Task objective: Would you repeat the listing exactly but omit every picture?

Data block:
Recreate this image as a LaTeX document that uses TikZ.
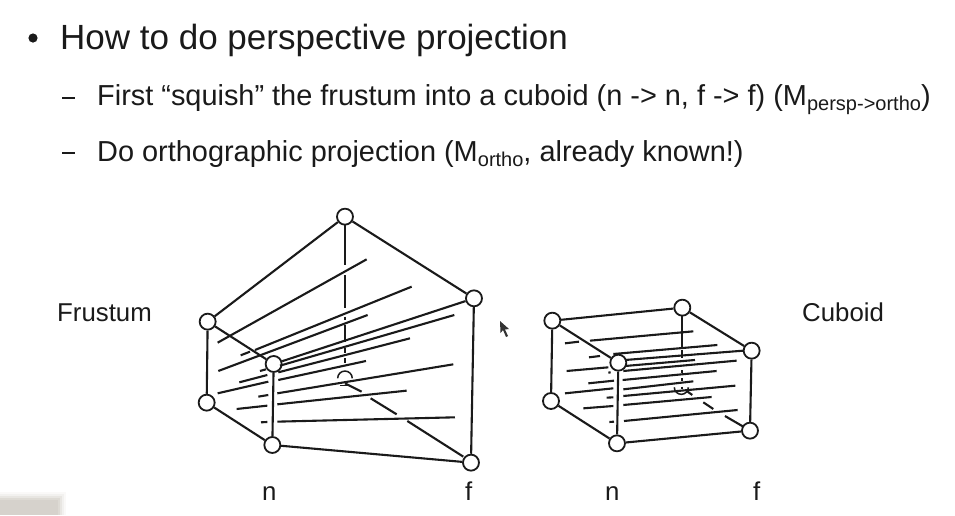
\documentclass[tikz,border=0pt]{standalone}
\usepackage{fontspec}
\setmainfont{Liberation Sans}
\definecolor{ink}{HTML}{1A1A1A}
\definecolor{patch}{HTML}{D6D2CC}
\tikzset{
  vertex/.style={circle,draw=ink,fill=white,line width=1.8pt,minimum size=16pt,inner sep=0pt},
  edge/.style={draw=ink,line width=2.1pt},
  seg/.style={draw=ink,line width=2.1pt},
  thinseg/.style={draw=ink,line width=1.5pt},
  txt/.style={anchor=base west,inner sep=0pt,text=ink},
  big/.style={font=\fontsize{35}{40}\selectfont},
  mid/.style={font=\fontsize{28.9}{34}\selectfont},
  lab/.style={font=\fontsize{25.8}{30}\selectfont}
}
\newcommand{\lowtext}[1]{\raisebox{-5pt}{\fontsize{20}{24}\selectfont #1}}
\begin{document}
\begin{tikzpicture}[x=1pt,y=-1pt]
\useasboundingbox (0,0) rectangle (955,515);
\fill[white] (0,0) rectangle (955,515);
% blurred patch in the corner
\fill[patch,opacity=.12] (0,492) rectangle (66,515);
\fill[patch,opacity=.2] (0,494) rectangle (64,515);
\fill[patch,opacity=.35] (0,496) rectangle (62,515);
\fill[patch,opacity=.6] (0,498) rectangle (60,515);
\fill[patch] (0,500) rectangle (58,515);
% text
\fill[ink] (33,38) circle (4.6pt);
\node[txt,big] (t1) at (60,49) {How to do perspective projection};
\draw[ink,line width=2.4pt] (62,98) -- (75,98);
\node[txt,mid] (t2) at (97,105.5) {First “squish” the frustum into a cuboid (n -> n, f -> f) (M\lowtext{persp->ortho})};
\draw[ink,line width=2.4pt] (62,153) -- (75,153);
\node[txt,mid] (t3) at (97,161) {Do orthographic projection (M\lowtext{ortho}, already known!)};
\node[txt,lab] (l1) at (57,321) {Frustum};
\node[txt,lab] (l2) at (802,321) {Cuboid};
\node[txt,lab] (l3) at (262,500) {n};
\node[txt,lab] (l4) at (465,500) {f};
\node[txt,lab] (l5) at (605,500) {n};
\node[txt,lab] (l6) at (753,500) {f};
% frustum
\begin{scope}[shift={(180,200)},x=0.3333pt,y=-0.3333pt]
\node[vertex] (fA) at (495,50) {};
\node[vertex] (fB) at (882,295) {};
\node[vertex] (fC) at (83,365) {};
\node[vertex] (fD) at (281,492) {};
\node[vertex] (fE) at (80,608) {};
\node[vertex] (fF) at (277,735) {};
\node[vertex] (fG) at (873,788) {};
\foreach \p/\q in {fA/fB,fA/fC,fB/fG,fC/fD,fC/fE,fE/fF,fF/fD,fF/fG,fD/fB}
  \path[edge] (\p) -- (\q);
\foreach \a/\b/\c/\d in {113/428/560/178,182/466/210/455,225/450/695/260,115/513/563/345,
  240/513/258/508,300/497/823/345,178/547/262/525,295/517/690/415,113/580/265/545,295/540/558/483,
  235/590/265/585,292/580/820/493,170/627/262/617,292/613/680/572,243/667/262/666,292/665/825/652}
  \path[seg] (\a,\b) -- (\c,\d);
\foreach \a/\b in {72/195,225/325,350/360,375/425,445/460,475/490}
  \path[seg] (494,\a) -- (494,\b);
\foreach \a/\b/\c/\d in {495/550/545/575,572/595/650/643,682/663/850/770}
  \path[seg] (\a,\b) -- (\c,\d);
\draw[thinseg] (473,535) arc[start angle=180,end angle=0,radius=7.3pt];
\draw[thinseg] (480,556) -- (510,556);
\end{scope}
% cuboid
\begin{scope}[shift={(490,290)},x=0.3333pt,y=-0.3333pt]
\node[vertex] (cA) at (187,92) {};
\node[vertex] (cB) at (577,53) {};
\node[vertex] (cC) at (785,182) {};
\node[vertex] (cD) at (385,218) {};
\node[vertex] (cE) at (183,333) {};
\node[vertex] (cF) at (381,460) {};
\node[vertex] (cG) at (780,422) {};
\foreach \p/\q in {cA/cB,cB/cC,cC/cG,cA/cD,cA/cE,cE/cF,cF/cD,cF/cG}
  \path[edge] (\p) -- (\q);
\foreach \a/\b/\c/\d in {225/160/267/155,300/152/610/124,297/202/330/198,370/192/682/165,
  405/210/760/182,230/243/355/232,405/228/615/210,355/248/362/247,400/243/740/212,
  295/280/372/272,398/270/680/243,225/310/370/295,400/298/610/274,350/323/370/322,
  400/318/736/287,280/355/370/348,400/345/665/321,358/396/372/395,402/393/743/360}
  \path[seg] (\a,\b) -- (\c,\d);
\foreach \a/\b in {75/170,180/205,240/248,265/272,290/297}
  \path[seg] (575,\a) -- (575,\b);
\foreach \a/\b/\c/\d in {590/303/607/315,640/337/670/357,705/378/760/410}
  \path[seg] (\a,\b) -- (\c,\d);
\draw[thinseg] (553,292) arc[start angle=180,end angle=360,radius=7pt];
\end{scope}
% pointer
\fill[black!80] (500,321) -- (500.5,333) -- (503,330) -- (506,337) -- (508,336) -- (505,329.5) -- (509,329) -- cycle;
\end{tikzpicture}
\end{document}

Result of this task:
Recreate this image as a LaTeX document that uses TikZ.
\documentclass[tikz,border=0pt]{standalone}
\usepackage{fontspec}
\setmainfont{Liberation Sans}
\definecolor{ink}{HTML}{1A1A1A}
\definecolor{patch}{HTML}{D6D2CC}
\tikzset{
  vertex/.style={circle,draw=ink,fill=white,line width=1.8pt,minimum size=16pt,inner sep=0pt},
  edge/.style={draw=ink,line width=2.1pt},
  seg/.style={draw=ink,line width=2.1pt},
  thinseg/.style={draw=ink,line width=1.5pt},
  txt/.style={anchor=base west,inner sep=0pt,text=ink},
  big/.style={font=\fontsize{35}{40}\selectfont},
  mid/.style={font=\fontsize{28.9}{34}\selectfont},
  lab/.style={font=\fontsize{25.8}{30}\selectfont}
}
\newcommand{\lowtext}[1]{\raisebox{-5pt}{\fontsize{20}{24}\selectfont #1}}
\begin{document}
\begin{tikzpicture}[x=1pt,y=-1pt]
\useasboundingbox (0,0) rectangle (955,515);
\fill[white] (0,0) rectangle (955,515);
% blurred patch in the corner
\fill[patch,opacity=.12] (0,492) rectangle (66,515);
\fill[patch,opacity=.2] (0,494) rectangle (64,515);
\fill[patch,opacity=.35] (0,496) rectangle (62,515);
\fill[patch,opacity=.6] (0,498) rectangle (60,515);
\fill[patch] (0,500) rectangle (58,515);
% text
\fill[ink] (33,38) circle (4.6pt);
\node[txt,big] (t1) at (60,49) {How to do perspective projection};
\draw[ink,line width=2.4pt] (62,98) -- (75,98);
\node[txt,mid] (t2) at (97,105.5) {First “squish” the frustum into a cuboid (n -> n, f -> f) (M\lowtext{persp->ortho})};
\draw[ink,line width=2.4pt] (62,153) -- (75,153);
\node[txt,mid] (t3) at (97,161) {Do orthographic projection (M\lowtext{ortho}, already known!)};
\node[txt,lab] (l1) at (57,321) {Frustum};
\node[txt,lab] (l2) at (802,321) {Cuboid};
\node[txt,lab] (l3) at (262,500) {n};
\node[txt,lab] (l4) at (465,500) {f};
\node[txt,lab] (l5) at (605,500) {n};
\node[txt,lab] (l6) at (753,500) {f};
% frustum
\begin{scope}[shift={(180,200)},x=0.3333pt,y=-0.3333pt]
\node[vertex] (fA) at (495,50) {};
\node[vertex] (fB) at (882,295) {};
\node[vertex] (fC) at (83,365) {};
\node[vertex] (fD) at (281,492) {};
\node[vertex] (fE) at (80,608) {};
\node[vertex] (fF) at (277,735) {};
\node[vertex] (fG) at (873,788) {};
\foreach \p/\q in {fA/fB,fA/fC,fB/fG,fC/fD,fC/fE,fE/fF,fF/fD,fF/fG,fD/fB}
  \path[edge] (\p) -- (\q);
\foreach \a/\b/\c/\d in {113/428/560/178,182/466/210/455,225/450/695/260,115/513/563/345,
  240/513/258/508,300/497/823/345,178/547/262/525,295/517/690/415,113/580/265/545,295/540/558/483,
  235/590/265/585,292/580/820/493,170/627/262/617,292/613/680/572,243/667/262/666,292/665/825/652}
  \path[seg] (\a,\b) -- (\c,\d);
\foreach \a/\b in {72/195,225/325,350/360,375/425,445/460,475/490}
  \path[seg] (494,\a) -- (494,\b);
\foreach \a/\b/\c/\d in {495/550/545/575,572/595/650/643,682/663/850/770}
  \path[seg] (\a,\b) -- (\c,\d);
\draw[thinseg] (473,535) arc[start angle=180,end angle=0,radius=7.3pt];
\draw[thinseg] (480,556) -- (510,556);
\end{scope}
% cuboid
\begin{scope}[shift={(490,290)},x=0.3333pt,y=-0.3333pt]
\node[vertex] (cA) at (187,92) {};
\node[vertex] (cB) at (577,53) {};
\node[vertex] (cC) at (785,182) {};
\node[vertex] (cD) at (385,218) {};
\node[vertex] (cE) at (183,333) {};
\node[vertex] (cF) at (381,460) {};
\node[vertex] (cG) at (780,422) {};
\foreach \p/\q in {cA/cB,cB/cC,cC/cG,cA/cD,cA/cE,cE/cF,cF/cD,cF/cG}
  \path[edge] (\p) -- (\q);
\foreach \a/\b/\c/\d in {225/160/267/155,300/152/610/124,297/202/330/198,370/192/682/165,
  405/210/760/182,230/243/355/232,405/228/615/210,355/248/362/247,400/243/740/212,
  295/280/372/272,398/270/680/243,225/310/370/295,400/298/610/274,350/323/370/322,
  400/318/736/287,280/355/370/348,400/345/665/321,358/396/372/395,402/393/743/360}
  \path[seg] (\a,\b) -- (\c,\d);
\foreach \a/\b in {75/170,180/205,240/248,265/272,290/297}
  \path[seg] (575,\a) -- (575,\b);
\foreach \a/\b/\c/\d in {590/303/607/315,640/337/670/357,705/378/760/410}
  \path[seg] (\a,\b) -- (\c,\d);
\draw[thinseg] (553,292) arc[start angle=180,end angle=360,radius=7pt];
\end{scope}
% pointer
\fill[black!80] (500,321) -- (500.5,333) -- (503,330) -- (506,337) -- (508,336) -- (505,329.5) -- (509,329) -- cycle;
\end{tikzpicture}
\end{document}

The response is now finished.